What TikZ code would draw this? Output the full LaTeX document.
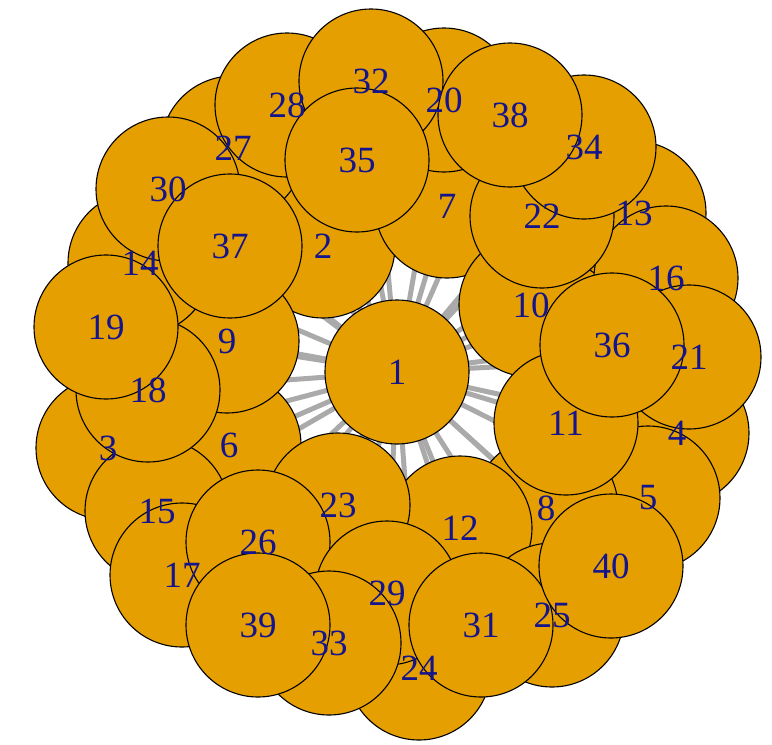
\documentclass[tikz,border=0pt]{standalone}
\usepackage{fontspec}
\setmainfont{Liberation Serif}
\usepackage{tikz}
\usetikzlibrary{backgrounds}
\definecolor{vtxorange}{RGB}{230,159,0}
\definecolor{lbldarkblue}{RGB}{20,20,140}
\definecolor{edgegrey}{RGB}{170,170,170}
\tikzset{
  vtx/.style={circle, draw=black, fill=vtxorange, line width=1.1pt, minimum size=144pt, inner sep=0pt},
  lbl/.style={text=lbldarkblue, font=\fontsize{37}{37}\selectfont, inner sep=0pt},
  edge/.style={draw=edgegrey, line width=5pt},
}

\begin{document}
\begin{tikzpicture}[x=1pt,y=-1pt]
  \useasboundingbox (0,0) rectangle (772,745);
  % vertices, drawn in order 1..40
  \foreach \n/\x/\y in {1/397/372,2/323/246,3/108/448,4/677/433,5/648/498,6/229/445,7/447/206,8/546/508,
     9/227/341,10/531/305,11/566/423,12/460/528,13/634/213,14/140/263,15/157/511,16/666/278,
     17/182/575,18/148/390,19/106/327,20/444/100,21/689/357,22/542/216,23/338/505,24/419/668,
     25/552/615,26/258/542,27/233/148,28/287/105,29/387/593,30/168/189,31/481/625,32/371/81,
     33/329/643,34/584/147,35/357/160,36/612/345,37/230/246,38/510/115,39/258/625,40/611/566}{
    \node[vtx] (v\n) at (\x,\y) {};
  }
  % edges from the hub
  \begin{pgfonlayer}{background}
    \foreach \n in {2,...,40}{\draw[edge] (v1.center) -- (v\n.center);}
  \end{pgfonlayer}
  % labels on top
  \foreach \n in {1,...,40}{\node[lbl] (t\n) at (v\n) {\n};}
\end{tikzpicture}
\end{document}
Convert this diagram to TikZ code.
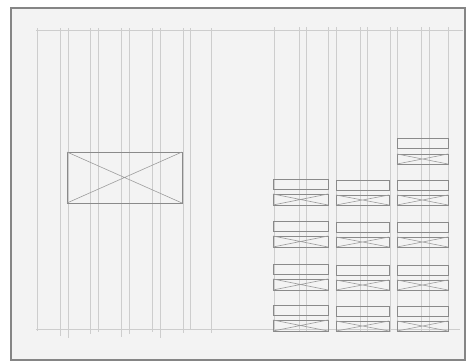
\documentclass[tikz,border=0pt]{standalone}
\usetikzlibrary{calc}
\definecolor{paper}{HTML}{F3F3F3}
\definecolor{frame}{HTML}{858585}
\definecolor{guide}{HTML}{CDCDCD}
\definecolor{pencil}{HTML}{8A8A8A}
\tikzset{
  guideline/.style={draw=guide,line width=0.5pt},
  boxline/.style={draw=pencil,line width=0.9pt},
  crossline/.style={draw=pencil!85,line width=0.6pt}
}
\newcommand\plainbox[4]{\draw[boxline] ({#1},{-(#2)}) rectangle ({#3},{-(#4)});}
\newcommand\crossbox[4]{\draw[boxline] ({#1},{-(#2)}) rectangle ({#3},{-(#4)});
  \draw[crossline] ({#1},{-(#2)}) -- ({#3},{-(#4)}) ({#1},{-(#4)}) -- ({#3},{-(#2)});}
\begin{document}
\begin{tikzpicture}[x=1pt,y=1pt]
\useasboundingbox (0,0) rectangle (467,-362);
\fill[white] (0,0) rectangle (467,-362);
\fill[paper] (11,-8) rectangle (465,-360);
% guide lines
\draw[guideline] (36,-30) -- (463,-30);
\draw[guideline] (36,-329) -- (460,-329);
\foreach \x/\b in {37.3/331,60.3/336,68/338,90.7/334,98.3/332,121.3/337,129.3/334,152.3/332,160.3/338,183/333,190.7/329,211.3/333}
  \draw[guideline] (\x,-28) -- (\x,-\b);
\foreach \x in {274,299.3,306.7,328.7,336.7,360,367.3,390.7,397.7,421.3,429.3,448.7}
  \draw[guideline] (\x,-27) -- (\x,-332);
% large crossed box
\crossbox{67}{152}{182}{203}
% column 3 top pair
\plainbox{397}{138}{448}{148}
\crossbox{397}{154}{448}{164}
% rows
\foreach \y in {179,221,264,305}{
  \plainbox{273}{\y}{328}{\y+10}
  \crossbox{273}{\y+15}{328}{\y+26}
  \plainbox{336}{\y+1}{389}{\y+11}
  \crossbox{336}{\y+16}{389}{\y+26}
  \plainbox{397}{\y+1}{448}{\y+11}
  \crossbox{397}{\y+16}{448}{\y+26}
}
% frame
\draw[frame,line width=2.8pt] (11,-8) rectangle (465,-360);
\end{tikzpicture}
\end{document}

****************************************

The task ▸
Quote each entry above verbatim and drop the pictures.

Response ▸
What TikZ code would draw this? Output the full LaTeX document.
\documentclass[tikz,border=0pt]{standalone}
\usepackage{fontspec}
\setmainfont{Liberation Serif}
\usepackage{tikz}
\usetikzlibrary{backgrounds}
\definecolor{vtxorange}{RGB}{230,159,0}
\definecolor{lbldarkblue}{RGB}{20,20,140}
\definecolor{edgegrey}{RGB}{170,170,170}
\tikzset{
  vtx/.style={circle, draw=black, fill=vtxorange, line width=1.1pt, minimum size=144pt, inner sep=0pt},
  lbl/.style={text=lbldarkblue, font=\fontsize{37}{37}\selectfont, inner sep=0pt},
  edge/.style={draw=edgegrey, line width=5pt},
}

\begin{document}
\begin{tikzpicture}[x=1pt,y=-1pt]
  \useasboundingbox (0,0) rectangle (772,745);
  % vertices, drawn in order 1..40
  \foreach \n/\x/\y in {1/397/372,2/323/246,3/108/448,4/677/433,5/648/498,6/229/445,7/447/206,8/546/508,
     9/227/341,10/531/305,11/566/423,12/460/528,13/634/213,14/140/263,15/157/511,16/666/278,
     17/182/575,18/148/390,19/106/327,20/444/100,21/689/357,22/542/216,23/338/505,24/419/668,
     25/552/615,26/258/542,27/233/148,28/287/105,29/387/593,30/168/189,31/481/625,32/371/81,
     33/329/643,34/584/147,35/357/160,36/612/345,37/230/246,38/510/115,39/258/625,40/611/566}{
    \node[vtx] (v\n) at (\x,\y) {};
  }
  % edges from the hub
  \begin{pgfonlayer}{background}
    \foreach \n in {2,...,40}{\draw[edge] (v1.center) -- (v\n.center);}
  \end{pgfonlayer}
  % labels on top
  \foreach \n in {1,...,40}{\node[lbl] (t\n) at (v\n) {\n};}
\end{tikzpicture}
\end{document}
Convert this diagram to TikZ code.
\documentclass[tikz,border=0pt]{standalone}
\usetikzlibrary{calc}
\definecolor{paper}{HTML}{F3F3F3}
\definecolor{frame}{HTML}{858585}
\definecolor{guide}{HTML}{CDCDCD}
\definecolor{pencil}{HTML}{8A8A8A}
\tikzset{
  guideline/.style={draw=guide,line width=0.5pt},
  boxline/.style={draw=pencil,line width=0.9pt},
  crossline/.style={draw=pencil!85,line width=0.6pt}
}
\newcommand\plainbox[4]{\draw[boxline] ({#1},{-(#2)}) rectangle ({#3},{-(#4)});}
\newcommand\crossbox[4]{\draw[boxline] ({#1},{-(#2)}) rectangle ({#3},{-(#4)});
  \draw[crossline] ({#1},{-(#2)}) -- ({#3},{-(#4)}) ({#1},{-(#4)}) -- ({#3},{-(#2)});}
\begin{document}
\begin{tikzpicture}[x=1pt,y=1pt]
\useasboundingbox (0,0) rectangle (467,-362);
\fill[white] (0,0) rectangle (467,-362);
\fill[paper] (11,-8) rectangle (465,-360);
% guide lines
\draw[guideline] (36,-30) -- (463,-30);
\draw[guideline] (36,-329) -- (460,-329);
\foreach \x/\b in {37.3/331,60.3/336,68/338,90.7/334,98.3/332,121.3/337,129.3/334,152.3/332,160.3/338,183/333,190.7/329,211.3/333}
  \draw[guideline] (\x,-28) -- (\x,-\b);
\foreach \x in {274,299.3,306.7,328.7,336.7,360,367.3,390.7,397.7,421.3,429.3,448.7}
  \draw[guideline] (\x,-27) -- (\x,-332);
% large crossed box
\crossbox{67}{152}{182}{203}
% column 3 top pair
\plainbox{397}{138}{448}{148}
\crossbox{397}{154}{448}{164}
% rows
\foreach \y in {179,221,264,305}{
  \plainbox{273}{\y}{328}{\y+10}
  \crossbox{273}{\y+15}{328}{\y+26}
  \plainbox{336}{\y+1}{389}{\y+11}
  \crossbox{336}{\y+16}{389}{\y+26}
  \plainbox{397}{\y+1}{448}{\y+11}
  \crossbox{397}{\y+16}{448}{\y+26}
}
% frame
\draw[frame,line width=2.8pt] (11,-8) rectangle (465,-360);
\end{tikzpicture}
\end{document}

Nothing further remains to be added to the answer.